Unfortunately, many of the companies that stand to benefit most “have already rallied many times in excess of the valuation that corporate taxes provide,” Hardy says.
The S&P 500 was up 2.9% after its first six trading days of 2018, registering an all-time high on each of those days. That’s the hottest start to a year since 1964, according to The Wall Street Journal.
U.S. Congress passed the $1.5-trillion tax bill late in 2017. The legislation lowers the corporate tax rate to 21% from 35%.
U.S. bull run
As the bull run continues into 2018, Hardy sees an overall valuation risk. As of mid-December, he found the VIX, or fear gauge, was at all-time lows. As a result, he said, the average name “in our universe of securities is selling at a 17% premium to its fair value or to our assessed fair value. We see a valuation risk, based on where the market is trading.” (On Jan. 3, 2017, the VIX Index closed at 12.85, compared to a Dec. 15 close of 9.42 and Jan. 9, 2018, close of 10.08.)
He also wasn’t sure whether market valuations would come back down in 2018 or later. So, he planned to continue “picking and choosing the best situations within our quality universe to arrive at a contour that’s risk aware and having positive performance versus the market.”

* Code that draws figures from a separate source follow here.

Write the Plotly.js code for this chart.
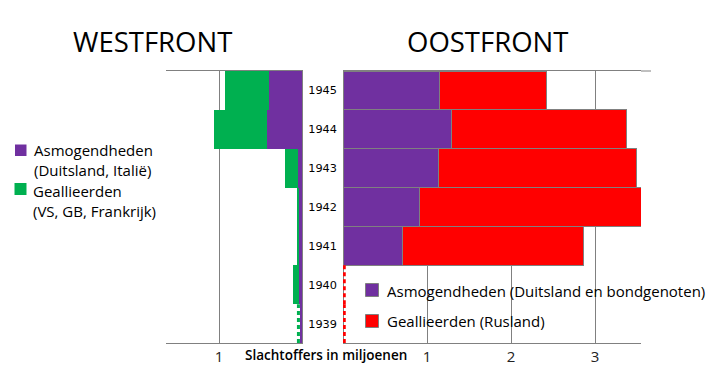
<!DOCTYPE html>
<html>
<head>
<meta charset="utf-8">
<script src="https://cdn.plot.ly/plotly-3.0.1.min.js"></script>
<style>html,body{margin:0;padding:0;background:#fff;}#chart{width:719px;height:376px;}</style>
</head>
<body>
<div id="chart"></div>
<script>
// ---- data (casualties in millions) ----
const years = [1939, 1940, 1941, 1942, 1943, 1944, 1945];
const westAxis   = [0.025, 0.035, 0.035, 0.035, 0.05, 0.42, 0.40];
const westAllies = [0,     0.075, 0.025, 0.025, 0.15, 0.64, 0.53];
const eastAxis   = [0, 0, 0.71, 0.91, 1.14, 1.29, 1.15];
const eastAllies = [0, 0, 2.15, 2.65, 2.35, 2.08, 1.27];
// very small / uncertain values shown as dashed lines
const westAlliesDashedYears = [1939];
const westAlliesDashedValue = [0.018];
const eastAlliesDashedYears = [1939, 1940];
const eastAlliesDashedValue = [0.015, 0.015];

const westTickVals = [1];
const eastTickVals = [1, 2, 3];
const titleWest = "WESTFRONT";
const titleEast = "OOSTFRONT";
const xTitle = "Slachtoffers in miljoenen";
const legWestAxis = "Asmogendheden<br>(Duitsland, Italië)";
const legWestAllies = "Geallieerden<br>(VS, GB, Frankrijk)";
const legEastAxis = "Asmogendheden (Duitsland en bondgenoten)";
const legEastAllies = "Geallieerden (Rusland)";

// ---- styles ----
const PURPLE = "#7030a0", GREEN = "#00b050", RED = "#ff0000", GRAY = "#808080";
const W = 719, H = 376;
const px = x => x / W, py = y => 1 - y / H;
const FONT = "Open Sans, sans-serif";

function dashedSegments(dYears, dVals, baseArr) {
  const xs = [], ys = [];
  dYears.forEach((yr, k) => {
    const i = years.indexOf(yr);
    const xv = (baseArr ? baseArr[i] : 0) + dVals[k];
    xs.push(xv, xv, null);
    ys.push(yr - 0.5, yr + 0.5, null);
  });
  return {xs, ys};
}
const wd = dashedSegments(westAlliesDashedYears, westAlliesDashedValue, westAxis);
const ed = dashedSegments(eastAlliesDashedYears, eastAlliesDashedValue, null);

const traces = [
  {type: "bar", orientation: "h", x: westAxis, y: years, xaxis: "x", yaxis: "y",
   marker: {color: PURPLE, line: {width: 0}}, hoverinfo: "x+y"},
  {type: "bar", orientation: "h", x: westAllies, y: years, xaxis: "x", yaxis: "y",
   marker: {color: GREEN, line: {width: 0}}, hoverinfo: "x+y"},
  {type: "bar", orientation: "h", x: eastAxis, y: years, xaxis: "x2", yaxis: "y2",
   marker: {color: PURPLE, line: {width: 1, color: GRAY}}, hoverinfo: "x+y"},
  {type: "bar", orientation: "h", x: eastAllies, y: years, xaxis: "x2", yaxis: "y2",
   marker: {color: RED, line: {width: 1, color: GRAY}}, hoverinfo: "x+y"},
  {type: "scatter", mode: "lines", x: wd.xs, y: wd.ys, xaxis: "x", yaxis: "y",
   line: {color: GREEN, width: 3, dash: "4px,3px"}, hoverinfo: "skip"},
  {type: "scatter", mode: "lines", x: ed.xs, y: ed.ys, xaxis: "x2", yaxis: "y2",
   line: {color: RED, width: 3, dash: "4px,3px"}, hoverinfo: "skip"}
];

const yDom = [py(343), py(71)];
const yRange = [years[0] - 0.5, years[years.length - 1] + 0.5];
const tickFont = {family: FONT, size: 15, color: "#222"};

const layout = {
  width: W, height: H,
  margin: {l: 0, r: 0, t: 0, b: 0},
  paper_bgcolor: "#fff", plot_bgcolor: "rgba(0,0,0,0)",
  showlegend: false,
  barmode: "stack", bargap: 0,
  font: {family: FONT, color: "#000"},
  xaxis: {domain: [px(166), px(302)], range: [(302 - 166) / 83, 0], anchor: "y",
          tickvals: westTickVals, showgrid: true, gridcolor: GRAY, gridwidth: 1,
          zeroline: false, showline: true, mirror: true, linecolor: GRAY, linewidth: 1,
          ticks: "", tickfont: tickFont, fixedrange: true},
  yaxis: {domain: yDom, range: yRange, anchor: "x", side: "right",
          tickvals: years, ticktext: years.map(String), ticks: "", ticklabelstandoff: 3,
          tickfont: {family: "DejaVu Sans, sans-serif", size: 11.3, color: "#000"},
          showgrid: false, zeroline: false, showline: true, linecolor: GRAY, linewidth: 1,
          fixedrange: true},
  xaxis2: {domain: [px(343), px(641)], range: [0, (641 - 343) / 84], anchor: "y2",
          tickvals: eastTickVals, showgrid: true, gridcolor: GRAY, gridwidth: 1,
          zeroline: false, showline: true, mirror: true, linecolor: GRAY, linewidth: 1,
          ticks: "", tickfont: tickFont, fixedrange: true},
  yaxis2: {domain: yDom, range: yRange, anchor: "x2", showticklabels: false,
          showgrid: false, zeroline: false, showline: false, fixedrange: true},
  shapes: [
    // top border of right panel extends a bit further
    {type: "line", xref: "paper", yref: "paper", x0: px(641), x1: px(651), y0: py(71), y1: py(71),
     line: {color: GRAY, width: 1}},
    // legend swatches
    {type: "rect", xref: "paper", yref: "paper", x0: px(15), x1: px(26.5), y0: py(156), y1: py(144.5),
     fillcolor: PURPLE, line: {width: 0}},
    {type: "rect", xref: "paper", yref: "paper", x0: px(14.5), x1: px(26.5), y0: py(195), y1: py(183),
     fillcolor: GREEN, line: {width: 0}},
    {type: "rect", xref: "paper", yref: "paper", x0: px(365.5), x1: px(378.5), y0: py(296.5), y1: py(283.5),
     fillcolor: PURPLE, line: {width: 1, color: GRAY}},
    {type: "rect", xref: "paper", yref: "paper", x0: px(365.5), x1: px(378.5), y0: py(327.5), y1: py(314.5),
     fillcolor: RED, line: {width: 1, color: GRAY}}
  ],
  annotations: [
    {text: titleWest, xref: "paper", yref: "paper", x: px(152), y: py(41), xanchor: "center", yanchor: "middle",
     showarrow: false, font: {family: FONT, size: 27.5, color: "#000"}},
    {text: titleEast, xref: "paper", yref: "paper", x: px(488), y: py(41), xanchor: "center", yanchor: "middle",
     showarrow: false, font: {family: FONT, size: 27.5, color: "#000"}},
    {text: xTitle, xref: "paper", yref: "paper", x: px(326), y: py(355), xanchor: "center", yanchor: "middle",
     showarrow: false, font: {family: FONT, size: 13.5, color: "#000", weight: 600}},
    {text: legWestAxis, xref: "paper", yref: "paper", x: px(32), y: py(159.5), xanchor: "left", yanchor: "middle",
     align: "left", showarrow: false, font: {family: FONT, size: 15, color: "#000"}},
    {text: legWestAllies, xref: "paper", yref: "paper", x: px(31), y: py(200.5), xanchor: "left", yanchor: "middle",
     align: "left", showarrow: false, font: {family: FONT, size: 15, color: "#000"}},
    {text: legEastAxis, xref: "paper", yref: "paper", x: px(385), y: py(290.5), xanchor: "left", yanchor: "middle",
     align: "left", showarrow: false, font: {family: FONT, size: 15, color: "#000"}},
    {text: legEastAllies, xref: "paper", yref: "paper", x: px(385), y: py(320.5), xanchor: "left", yanchor: "middle",
     align: "left", showarrow: false, font: {family: FONT, size: 15, color: "#000"}}
  ]
};

Plotly.newPlot("chart", traces, layout, {displayModeBar: false, staticPlot: true});
</script>
</body>
</html>
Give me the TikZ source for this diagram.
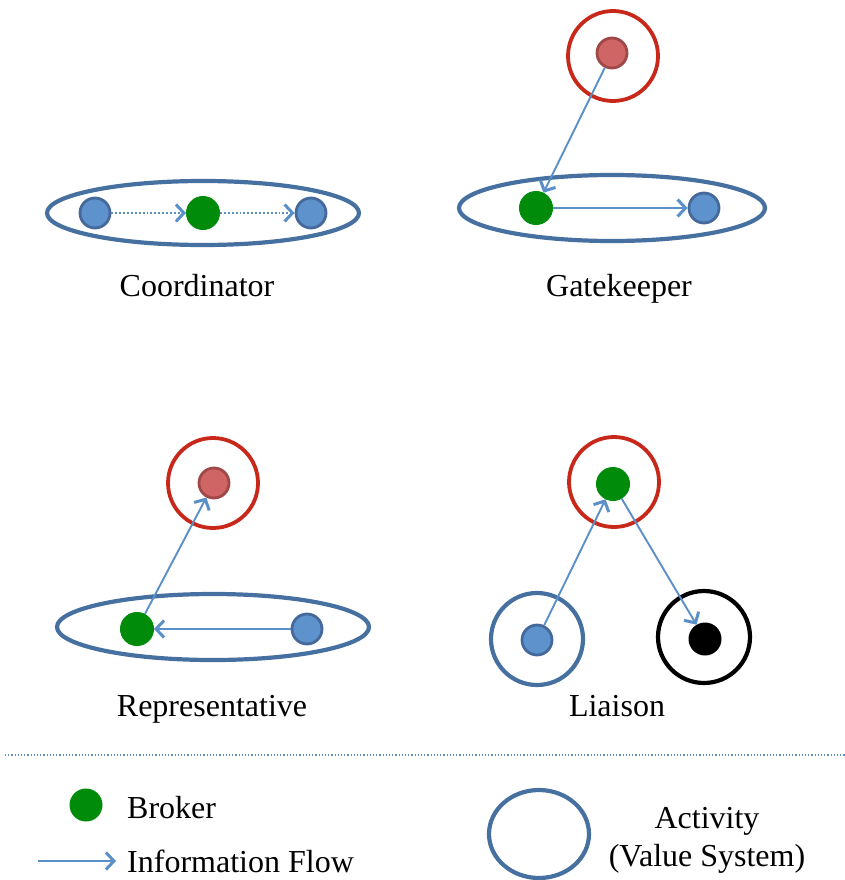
\documentclass[tikz,border=0pt]{standalone}
\usepackage{fontspec}
\setmainfont{Liberation Serif}
\usetikzlibrary{arrows.meta}
\definecolor{actblue}{HTML}{46709F}
\definecolor{actred}{HTML}{C8281A}
\definecolor{dotblue}{HTML}{5E92CC}
\definecolor{dotblueb}{HTML}{44699A}
\definecolor{dotred}{HTML}{D06565}
\definecolor{dotredb}{HTML}{A04848}
\definecolor{brokgreen}{HTML}{008C0A}
\definecolor{flowblue}{HTML}{5B8FC8}
\tikzset{
  actell/.style={draw=actblue, line width=4.2pt},
  actredc/.style={draw=actred, line width=3.8pt},
  actblack/.style={draw=black, line width=4.2pt},
  bluedot/.style={circle, fill=dotblue, draw=dotblueb, line width=2.8pt, minimum size=30pt, inner sep=0pt},
  reddot/.style={circle, fill=dotred, draw=dotredb, line width=2.8pt, minimum size=30pt, inner sep=0pt},
  greendot/.style={circle, fill=brokgreen, draw=brokgreen, line width=1pt, minimum size=33pt, inner sep=0pt},
  blackdot/.style={circle, fill=black, minimum size=33pt, inner sep=0pt},
  flow/.style={draw=flowblue, line width=1.9pt, -{Straight Barb[length=8pt,width=17pt,line width=3pt]}},
  dflow/.style={flow, dotted},
  lbl/.style={font=\fontsize{32}{36}\selectfont, inner sep=0pt, anchor=base},
}
\begin{document}
\begin{tikzpicture}[x=1pt,y=-1pt]
\useasboundingbox (0,0) rectangle (845,880);
% Coordinator
\draw[actell] (203,213) ellipse [x radius=156, y radius=32];
\node[bluedot] (c1) at (95,213) {};
\node[greendot] (c2) at (203,213) {};
\node[bluedot] (c3) at (311,213) {};
\draw[dflow] (c1) -- (c2);
\draw[dflow] (c2) -- (c3);
\node[lbl] (lc) at (197,296) {Coordinator};
% Gatekeeper
\draw[actredc] (613,56) circle [radius=45];
\draw[actell] (612,208) ellipse [x radius=153, y radius=33];
\node[reddot] (g0) at (612,53) {};
\node[greendot] (g1) at (536,208) {};
\node[bluedot] (g2) at (704,208) {};
\draw[flow] (g0) -- (g1);
\draw[flow] (g1) -- (g2);
\node[lbl] (lg) at (619,296) {Gatekeeper};
% Representative
\draw[actredc] (213,483) circle [radius=45];
\draw[actell] (213,627) ellipse [x radius=156, y radius=33];
\node[reddot] (r0) at (214,483) {};
\node[greendot] (r1) at (137,629) {};
\node[bluedot] (r2) at (307,629) {};
\draw[flow] (r2) -- (r1);
\draw[flow] (r1) -- (r0);
\node[lbl] (lr) at (212,716) {Representative};
% Liaison
\draw[actredc] (614,482) circle [radius=45];
\draw[actell] (537,639) circle [radius=46];
\draw[actblack] (704,637) circle [radius=46];
\node[greendot] (l0) at (613,484) {};
\node[bluedot] (l1) at (537,640) {};
\node[blackdot] (l2) at (705,639) {};
\draw[flow] (l1) -- (l0);
\draw[flow] (l0) -- (l2);
\node[lbl] (ll) at (617,716) {Liaison};
% separator
\coordinate (s1) at (5,755);
\coordinate (s2) at (845,755);
\draw[flowblue, line width=1.2pt, dotted] (s1) -- (s2);
% legend
\node[circle, fill=brokgreen, minimum width=32pt, minimum height=33pt, inner sep=0pt] (kb) at (86,805) {};
\node[lbl, anchor=base west] (kbt) at (127,818) {Broker};
\coordinate (ka1) at (38,861);
\coordinate (ka2) at (116,861);
\draw[flow] (ka1) -- (ka2);
\node[lbl, anchor=base west] (kat) at (127,872) {Information Flow};
\draw[actell] (539,834) ellipse [x radius=50, y radius=44];
\node[lbl] (kv1) at (707,828) {Activity};
\node[lbl] (kv2) at (707,866) {(Value System)};
\end{tikzpicture}
\end{document}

Hardy’s also looking at potential changes to monetary policy and how those could impact the market. The U.S. Federal Reserve makes its next rate announcement on Jan. 31, and CME’s FedWatch tool indicates a 98.5% probability, as of Dec. 10 at 10 a.m., of the Fed standing pat.
“There could be a corresponding offset from a valuation standpoint due to the fact that the Fed would maintain its less accommodative stance and continue raising short-term interest rates and reducing monetary easing,” he says.
The U.S. Federal Reserve raised interest rates three times last year. After its most recent hike, in December, the central bank said it expects the job market and the economy to strengthen further, and foresees three more rate hikes in 2018. Jerome Powell will succeed Janet Yellen as Fed chair in February.